Seiters, der mehrere Jahre Parlamentarischer Geschäftsführer der CDU/CSU-Bundestagsfraktion war und im deutschen Schicksalsjahr 1989 als Bundesminister für besondere Aufgaben und Chef des Kanzleramtes und später Bundesminister des Innern die Geschehnisse um den Mauerfall und die Wiedervereinigung hautnah miterlebt hatte, fesselte die aufmerksame Zuhörerschaft in der Aula der ARS mit einem Vortrag, der an Klarheit, Eloquenz und Anschaulichkeit nichts zu wünschen übrig ließ.
Er erzählte u.a. von seinen Gesprächen mit schillernden Persönlichkeiten wie dem kürzlich verstorbenen DDR-Wirtschaftsfunktionär und Devisenbeschaffer Alexander Schalck-Golodkowski, ohne den der „Staat des real existierenden Sozialismus“ wahrscheinlich schon sehr viel früher bankrott gewesen wäre.
Dass die Schule einen politischen Hochkaräter zu Gast hatte, wurden den Schülerinnen und Schülern spätestens klar, als Seiters aus seiner vielfältigen Tätigkeit berichtete, die bis heute den vertraulichen Umgang mit Bundespräsident, Bundeskanzlerin, führenden Ministern sowie Altbundeskanzler Helmut Kohl und dem ehemaligen Außenminister Hans Dietrich Genscher einschließen. Mit Letzterem hatte er damals in der Prager Botschaft auf dem Balkon gestanden, als den wartenden Menschen ihre Ausreise verkündet wurde. Ein für ihn unvergessliches Erlebnis sei das gewesen, das sein Leben und seine politische Arbeit entscheidend mitgeprägt habe, so der Referent. Ohne vordergründige Emotion, wohl aber mit spürbarer innerer Bewegung führte Rudolf Seiters den Schülerinnen und Schüler jene Tage plastisch vor Augen.

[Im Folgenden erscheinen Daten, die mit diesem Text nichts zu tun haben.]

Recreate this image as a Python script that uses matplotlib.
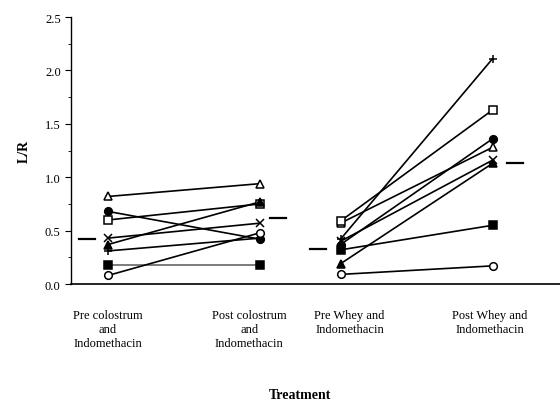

Entsprechend aufmerksam war auch die junge Zuhörerschaft der ARS, die am Ende es etwa einstündigen Vortrags langanhaltenden Applaus spendete.
Was wohl geworden wäre, wenn Günter Schabowski am Abend des 9. November nicht durch sein unsicheres „sofort, unverzüglich“ einen Massenansturm von DDR-Bürgern auf die Grenze nach West-Berlin ausgelöst und damit den Mauerfall eingeleitet hätte, wollte eine Schülerin wissen. Seiters antwortete, dass der Zusammenbruch der DDR zwar nur noch eine Frage der Zeit gewesen sei, doch allein eine Überreaktion eines linientreuen Grenzsoldaten hätten die Geschehnisse in einen gewalttätigen Verlauf stürzen und eine Katastrophe auslösen können.
Seiters schilderte in diesem Zusammenhang auch die Skepsis der anderen europäischen Staaten auf die Pläne der Wiedervereinigung und berichtete von der „eisigen Stimmung“ bei den ersten Verhandlungen um die deutsche Einheit.
Seiters, der seit 2003 auch Präsident des Deutschen Roten Kreuzes ist, freute sich zu hören, dass es auch an der ARS einen Schulsanitätsdienst gibt.
Am Ende seines Besuchs verabschiedete sich der Hohe Gast von den Schülerinnen und Schülern mit einer herzlichen Bitte: „Geht wählen, lasst keine Wahl aus! Diejenigen, die nicht freiheitlich wählen durften, können euch sagen welch hohes Gut das Wahlrecht ist!“
Angesichts der skandalös niedrigen Wahlbeteiligung bei den jüngsten Wahlen im Landkreis Gießen ist dieser Appell sicher berechtigt!